Vom Nutzen des Unterlassens
Im Jahr 2008 schien es mal wieder, als sei der Kapitalismus am Ende. Das globale Finanzsystem stand beängstigend nahe vor dem Zusammenbruch und konnte nur durch staatliche Garantien und massive Liquiditätsspritzen gerettet werden. Etwa zeitgleich veröffentlichte Klimadaten zeigten unmissverständlich, wie dramatisch es um unseren Planeten bestellt war.
Unter dem Eindruck dieser Ereignisse schrieb Juliet B. Schor 2010 ihr Buch "Plenitude", das jetzt in deutscher Sprache unter dem Titel "Wahrer Wohlstand" erschienen ist. Die US-Ökonomin und Professorin für Soziologie möchte darin einen gangbaren Weg aus der Sackgasse aufzeigen, der die Kohlendioxidemissionen und unseren ökologischen Fußabdruck reduziert, gleichzeitig aber ein Leben in Wohlstand ermöglicht.
Dazu entwickelte die Forscherin ein alternatives Lebens- und Wirtschaftskonzept. Es beruht darauf, weniger zu arbeiten und zu konsumieren, sich zunehmend selbst zu versorgen und soziale Kontakte zu pflegen. Das habe nicht nur ökologische Vorteile, weil es mit weniger Emissionen einhergehe, sondern führe auch zu einem Zuwachs an Lebensfreude.
Zeit, Geld, Zufriedenheit
Wer weniger arbeitet, gewinnt Zeit. Die könne man mit den Liebsten verbringen und dazu nutzen, Lebensmittel für den Eigenbedarf anzubauen. Zudem ließe sich Arbeit gerechter verteilen, es gäbe weniger Arbeitslose. Wer weniger arbeitet, habe außerdem nicht so viel Geld, um unnötige Dinge zu kaufen. Das schone die Umwelt.
Die Autorin empfiehlt deshalb, den Begriff Wohlstand neu zu definieren. Wahrer Wohlstand sei nicht am Bruttoinlandsprodukt zu messen, sondern müsse auch den ökologischen Fußabdruck und die Lebenszufriedenheit berücksichtigen.
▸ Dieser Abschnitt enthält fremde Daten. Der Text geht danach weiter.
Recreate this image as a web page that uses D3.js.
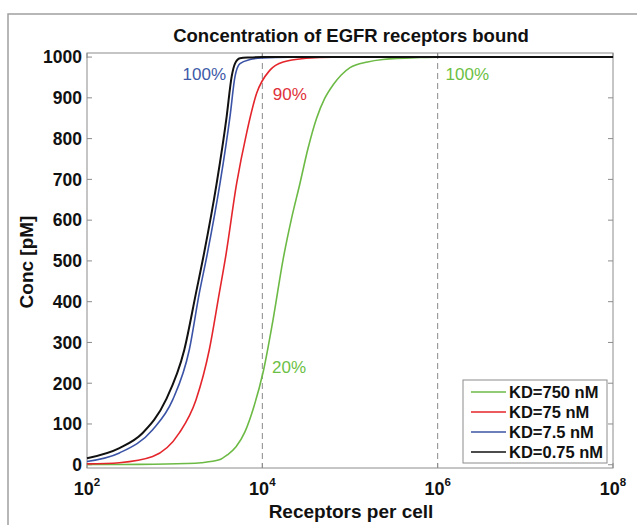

Die aufwändig recherchierten Fakten, die Schor in ihrem Buch präsentiert, sind an sich nicht neu, belegen aber, wie dringend es nach einer Verhaltensänderung verlangt.
Dazu hat sich Björn Kern entschlossen. Der mehrfach ausgezeichnete Schriftsteller beschreibt in "Das Beste, was wir tun können, ist nichts" mit viel Humor, wie er eines Tages entschied, sein Leben zu ändern – mit dem Ziel: weniger Arbeit, mehr Zeit, mehr Leben. Er kündigte seinen Job in einer Textagentur, kaufte sich in den verlassenen Weiten des Oderbruchs einen alten Hof und beschloss, sich dem Nichtstun hinzugeben.
Selbstversorger
Nichtstun heiße allerdings nicht, "nichts" zu tun, sondern die falschen Dinge sein zu lassen. So arbeitet er so wenig wie möglich und verbringt seine Tage meist auf einer Bank unter einem Birnbaum. Von dort aus erzählt er dem Leser mit charmanter Selbstironie kurzweilige Geschichten vom Nichtstun. Tut man nichts, tut man vor allem eines: Man kürzt ab. Denn wieso soll man arbeiten, um sich Gemüse kaufen zu können, das man auch selbst anbauen kann?
Nichtstun mache nicht nur glücklicher, es helfe auch der Umwelt. "Auf meiner Bank verbessere ich die Welt nicht durch Tun, sondern durch Unterlassen. Denn Nichtstun ist friedlich und umweltverträglich", glaubt Kern. So betrachtet ist Nichtstun kein Verlust, sondern Gewinn.
Beide Autoren argumentieren gesellschaftskritisch und zeigen, wie weniger Arbeit zu einem erfüllteren Leben führen kann – auf jeweils eigene Weise. Während "Wahrer Wohlstand" als klassisches Sachbuch durch genaue Recherche und wissenschaftliche Expertise punktet, ist die Selbstreflexion von Kern eine leichte Lektüre mit großem Unterhaltungswert.